3.3 | Effects of using different in silico mate pairs on genome assemblies of T. bimaculatus
Assembling the genome of T. bimaculatus , using only the paired-end reads yielded a NGA50 and a complete BUSCO number of 4.7 kb and 1,626, respectively, (Table 2). The original in silicomethod, as well as the optimized in silico method, improved the genome assembly of T. bimaculatus , significantly. Compared to the original in silico method (using one reference from the same genus, ‘rub’: T. rubripes or ‘fla’: T. flavidus ), the optimized in silico method (using two reference from the same genus, ‘rub’ and ‘fla’) increased the NGA50 (rub*: 140.2 Kb; fla*: 131.4 Kb vs. rub-fla**: 183.8 Kb) and reduced misassemblies markedly (rub*:5,143; fla*: 5,148 vs. rub-fla**: 4,188) with comparable number of complete BUSCOs (rub*:2,358; fla*: 2,366 vs. rub-fla**: 2,367).

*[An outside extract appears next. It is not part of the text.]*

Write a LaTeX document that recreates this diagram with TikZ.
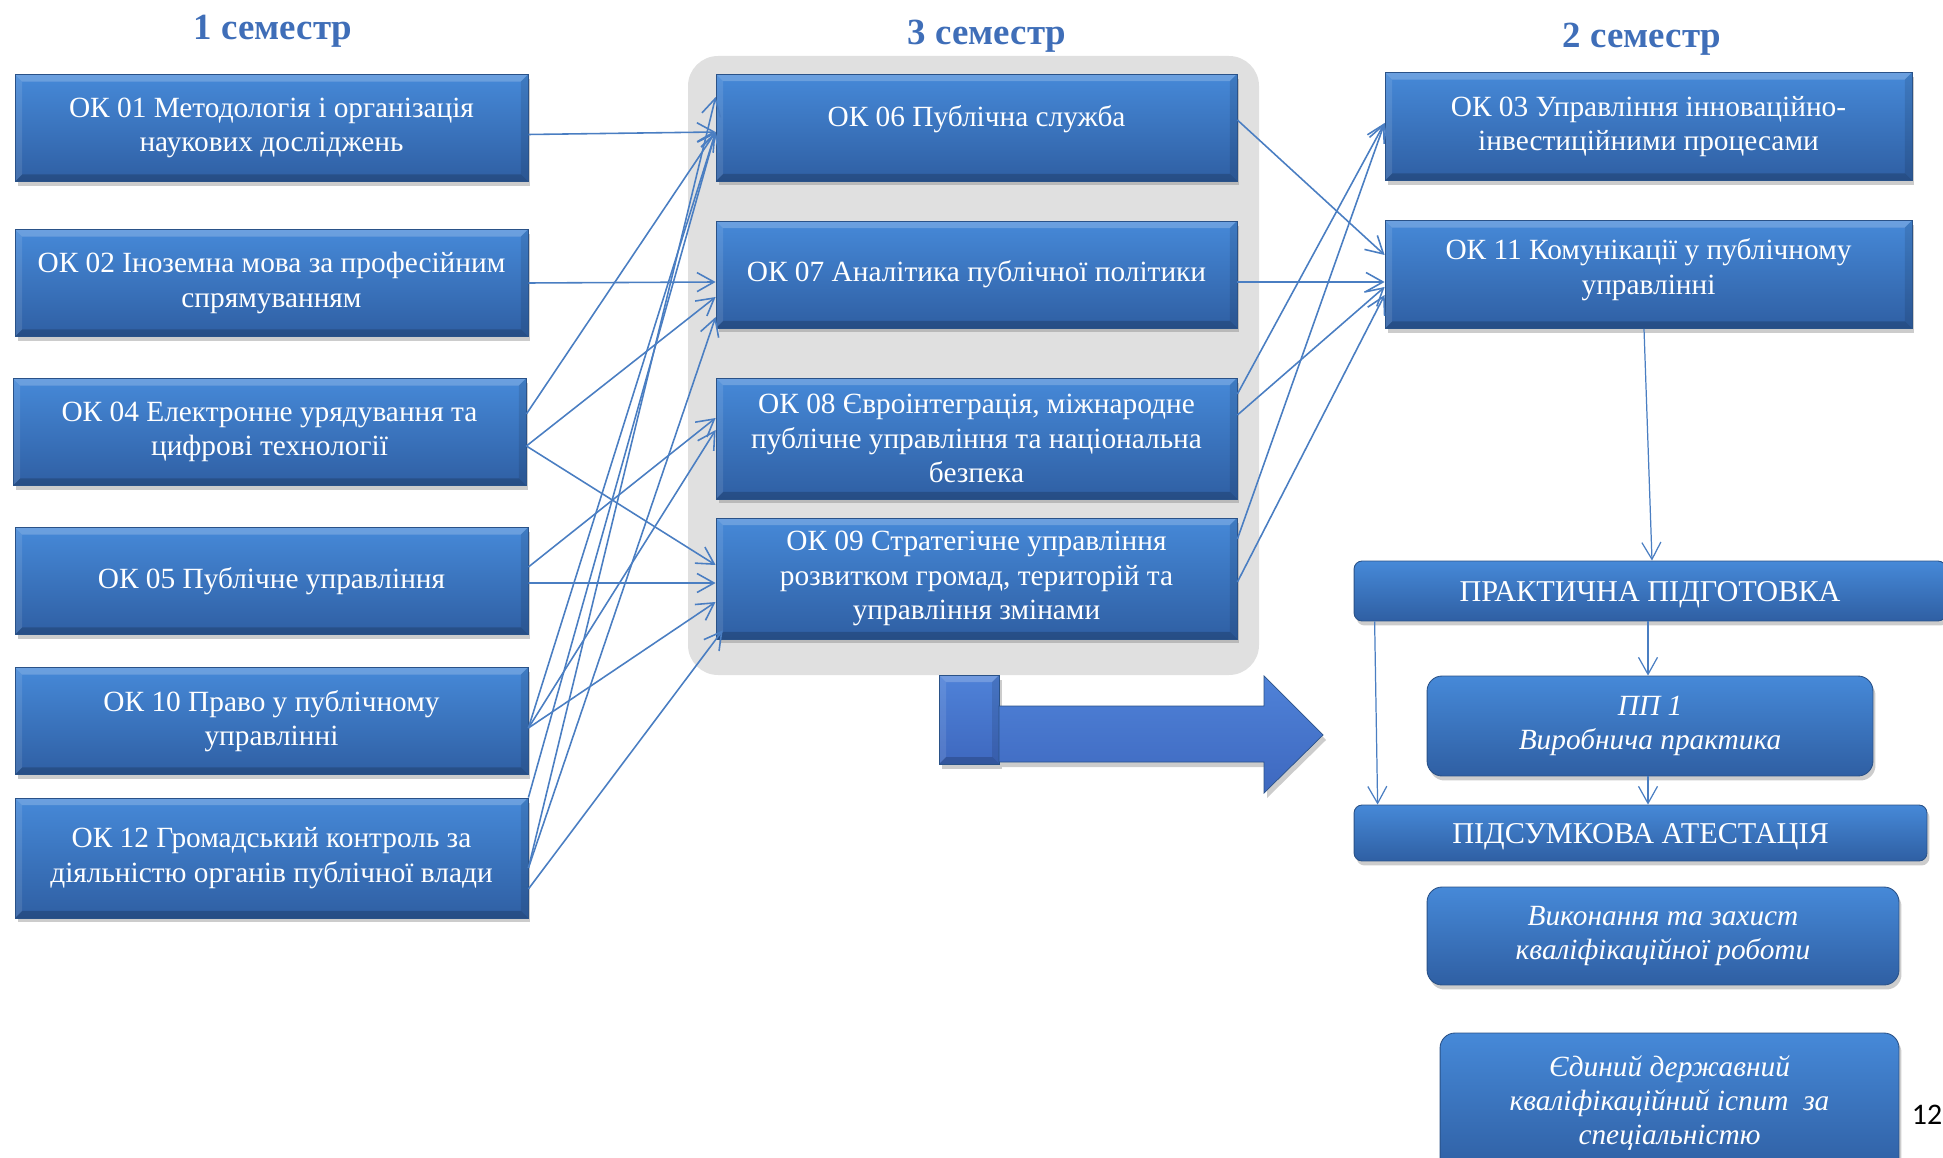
\documentclass[tikz,border=0pt]{standalone}
\usepackage{fontspec}
\setmainfont{Liberation Serif}
\newfontfamily\numfont{Carlito}
\usetikzlibrary{arrows.meta,shadows}

\definecolor{boxtop}{HTML}{4689D8}
\definecolor{boxbot}{HTML}{2F5FA3}
\definecolor{boxedge}{HTML}{2A5288}
\definecolor{panelgray}{HTML}{E0E0E0}
\definecolor{linkblue}{HTML}{4A7EC2}
\definecolor{headblue}{HTML}{3F6EB8}
\definecolor{arrowtop}{HTML}{4F82D8}
\definecolor{arrowbot}{HTML}{3E68BF}

\tikzset{
	okbox/.style={draw=boxedge, line width=0.5pt, top color=boxtop, bottom color=boxbot,
		text=white, align=center, inner sep=0pt, font=\fontsize{16.7}{19.5}\selectfont,
		drop shadow={shadow xshift=0.5mm, shadow yshift=-0.9mm, opacity=0.4}},
	bevel/.style={path picture={
		\fill[white, opacity=0.2] (path picture bounding box.north west) -- (path picture bounding box.north east)
			-- ([xshift=-1.4mm,yshift=-1.4mm]path picture bounding box.north east) -- ([xshift=1.4mm,yshift=-1.4mm]path picture bounding box.north west) -- cycle;
		\fill[white, opacity=0.1] (path picture bounding box.north west) -- (path picture bounding box.south west)
			-- ([xshift=1.4mm,yshift=1.4mm]path picture bounding box.south west) -- ([xshift=1.4mm,yshift=-1.4mm]path picture bounding box.north west) -- cycle;
		\fill[black, opacity=0.18] (path picture bounding box.south west) -- (path picture bounding box.south east)
			-- ([xshift=-1.4mm,yshift=1.4mm]path picture bounding box.south east) -- ([xshift=1.4mm,yshift=1.4mm]path picture bounding box.south west) -- cycle;
		\fill[black, opacity=0.1] (path picture bounding box.north east) -- (path picture bounding box.south east)
			-- ([xshift=-1.4mm,yshift=1.4mm]path picture bounding box.south east) -- ([xshift=-1.4mm,yshift=-1.4mm]path picture bounding box.north east) -- cycle;
	}},
	leftbox/.style={okbox, bevel, minimum width=10.26cm, minimum height=2.14cm},
	midbox/.style={okbox, bevel, minimum width=10.42cm, minimum height=2.14cm},
	rightbox/.style={okbox, bevel, minimum width=10.54cm, minimum height=2.16cm},
	roundbox/.style={okbox, rounded corners=3mm, font=\itshape\fontsize{16.7}{19.5}\selectfont},
	barbox/.style={okbox, rounded corners=1.6mm, font=\fontsize{17.2}{20}\selectfont, text depth=0pt},
	flowline/.style={draw=linkblue, line width=0.9pt, -{Straight Barb[length=3.4mm,width=3.8mm]}},
	semhead/.style={font=\bfseries\fontsize{21}{24}\selectfont, text=headblue}
}

\begin{document}
\begin{tikzpicture}[x=0.02cm, y=-0.02cm]
	\useasboundingbox (0,0) rectangle (1943,1158);

	% semesters
	\node[semhead] (sem1) at (273,31) {1 семестр};
	\node[semhead] (sem3) at (987,36) {3 семестр};
	\node[semhead] (sem2) at (1642,39) {2 семестр};

	\fill[panelgray, rounded corners=6mm] (688,56) rectangle (1259,675);

	% 1 semester
	\node[leftbox] (ok01) at (271.5,128) {ОК 01 Методологія і організація\\наукових досліджень};
	\node[leftbox] (ok02) at (271.5,283) {ОК 02 Іноземна мова за професійним\\спрямуванням};
	\node[leftbox] (ok04) at (269.5,432) {ОК 04 Електронне урядування та\\цифрові технології};
	\node[leftbox] (ok05) at (271.5,581) {ОК 05 Публічне управління};
	\node[leftbox] (ok10) at (271.5,721) {ОК 10 Право у публічному\\управлінні};
	\node[leftbox, minimum height=2.4cm] (ok12) at (271.5,858) {ОК 12 Громадський контроль за\\діяльністю органів публічної влади};

	% 3 semester
	\node[midbox] (ok06) at (976.5,127.5) {ОК 06 Публічна служба\\[-0.23cm]\mbox{}};
	\node[midbox] (ok07) at (976.5,274.5) {ОК 07 Аналітика публічної політики};
	\node[midbox, minimum height=2.42cm] (ok08) at (976.5,438.5) {ОК 08 Євроінтеграція, міжнародне\\публічне управління та національна\\безпека};
	\node[midbox, minimum height=2.42cm] (ok09) at (976.5,578.5) {ОК 09 Стратегічне управління\\розвитком громад, територій та\\управління змінами};

	% 2 semester
	\node[rightbox] (ok03) at (1648.5,126.5) {ОК 03 Управління інноваційно-\\інвестиційними процесами};
	\node[rightbox] (ok11) at (1648.5,274.5) {ОК 11 Комунікації у публічному\\управлінні\\[-0.37cm]\mbox{}};

	\node[barbox, minimum width=11.84cm, minimum height=1.2cm] (prakt) at (1650,591) {ПРАКТИЧНА ПІДГОТОВКА};
	\node[roundbox, minimum width=8.92cm, minimum height=2cm] (pp1) at (1650,726) {ПП 1\\Виробнича практика};
	\node[barbox, minimum width=11.46cm, minimum height=1.12cm] (atest) at (1640.5,833) {ПІДСУМКОВА АТЕСТАЦІЯ};
	\node[roundbox, minimum width=9.44cm, minimum height=1.96cm] (vykon) at (1663,936) {Виконання та захист\\кваліфікаційної роботи};
	\node[roundbox, minimum width=9.18cm, minimum height=2.8cm] (ispyt) at (1669.5,1103) {Єдиний державний\\кваліфікаційний іспит\ \ за\\спеціальністю};

	% big arrow
	\path[draw=boxedge, line width=0.4pt, top color=arrowtop, bottom color=arrowbot, bevel,
		drop shadow={shadow xshift=0.6mm, shadow yshift=-1mm, opacity=0.4}]
		(939,675) rectangle (999,764);
	\path[draw=boxedge, line width=0.4pt, top color=arrowtop, bottom color=arrowbot,
		drop shadow={shadow xshift=0.6mm, shadow yshift=-1mm, opacity=0.4}]
		(999,706) -- (1264,706) -- (1264,676) -- (1323,735) -- (1264,793) -- (1264,762) -- (999,762) -- cycle;

	% links 1 -> 3
	\draw[flowline] ([yshift=-1.3mm]ok01.east) -- ([yshift=-0.9mm]ok06.west);
	\draw[flowline] (ok02.east) -- ([yshift=-1.5mm]ok07.west);
	\draw[flowline] ([yshift=3.6mm]ok04.east) -- ([yshift=-0.9mm]ok06.west);
	\draw[flowline] ([yshift=-2.8mm]ok04.east) -- ([yshift=-4.5mm]ok07.west);
	\draw[flowline] ([yshift=-2.8mm]ok04.east) -- ([yshift=2.7mm]ok09.west);
	\draw[flowline] ([yshift=2.8mm]ok05.east) -- ([yshift=4.1mm]ok08.west);
	\draw[flowline] ([yshift=-0.4mm]ok05.east) -- ([yshift=-0.9mm]ok09.west);
	\draw[flowline] ([yshift=-1.4mm]ok10.east) -- ([yshift=-0.9mm]ok06.west);
	\draw[flowline] ([yshift=-1.4mm]ok10.east) -- ([yshift=1.7mm]ok08.west);
	\draw[flowline] ([yshift=-1.4mm]ok10.east) -- ([yshift=-4.7mm]ok09.west);
	\draw[flowline] (ok12.north east) -- ([yshift=-0.9mm]ok06.west);
	\draw[flowline] ([yshift=-2mm]ok12.east) -- ([yshift=6.1mm]ok06.west);
	\draw[flowline] ([yshift=-2mm]ok12.east) -- ([yshift=-8.5mm]ok07.west);
	\draw[flowline] ([yshift=-6.2mm]ok12.east) -- ([xshift=1.4mm,yshift=1.8mm]ok09.south west);

	% links 3 -> 2
	\draw[flowline] ([yshift=1.5mm]ok06.east) -- ([yshift=3.9mm]ok11.west);
	\draw[flowline] ([yshift=-1.5mm]ok07.east) -- ([yshift=-1.5mm]ok11.west);
	\draw[flowline] ([yshift=8.9mm]ok08.east) -- ([yshift=0.7mm]ok03.west);
	\draw[flowline] ([yshift=4.7mm]ok08.east) -- ([yshift=-2.5mm]ok11.west);
	\draw[flowline] ([yshift=7.9mm]ok09.east) -- ([yshift=0.7mm]ok03.west);
	\draw[flowline] ([yshift=-0.7mm]ok09.east) -- ([yshift=-4.1mm]ok11.west);

	% practice and attestation
	\draw[flowline, line width=0.7pt] ([xshift=-0.9mm]ok11.south) -- ([xshift=0.4mm]prakt.north);
	\draw[flowline, line width=0.7pt] ([xshift=-0.4mm]prakt.south) -- ([xshift=-0.4mm]pp1.north);
	\draw[flowline, line width=0.7pt] ([xshift=4.2mm]prakt.south west) -- ([xshift=4.8mm]atest.north west);
	\draw[flowline, line width=0.7pt] ([xshift=-0.4mm]pp1.south) -- ([xshift=-0.4mm]pp1.south |- atest.north);

	\node[font=\numfont\fontsize{17}{20}\selectfont] (pagenum) at (1927,1115) {12};
\end{tikzpicture}
\end{document}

Compared to the original in silico method, the optimized in silico method which generated conserved mate pairs using more than two reference genomes (3 references: two from the same genus, ‘rub’, ‘fla’ and one from the same order, ‘nig’; 4 references: using two reference from the same genus, ‘rub’ , ‘fla’, one reference from the same family, ‘nig’, and one reference from the same order, ‘mol’) drastically reduced misassemblies (rub*: 5,143; fla*: 5,148, nig*: 5,843, mol*: 4,132 vs. rub-fla-nig**: 2,159, rub-fla-nig-mol*: 1,796), but failed to increase either the NGA50 (rub*: 140.2 Kb; fla*: 131.4 Kb, nig*: 7.2 Kb, mol*: 4.7 Kb vs. rub-fla-nig**: 7.5Kb, rub-fla-nig-mol*: 4.6 Kb) or the number of complete BUSCOs (rub*:2,358; fla*:2,366, nig*:1,772, mol*:1,625 vs. rub-fla-nig**: 1,842, rub-fla-nig-mol**: 1,671).
We compared the mate pairs generated using one reference genome (T. rubripes ) with the conserved mate pairs generated using two reference genomes (T. rubripes and T. flavidus ). We found that the extra mate pairs generated using one reference were mostly inverted on the target genome (60.03% to 66.62%), while the remaining mate pairs either had length deviation on the target genome or were mapped to different scaffolds of the target genome (Table S12).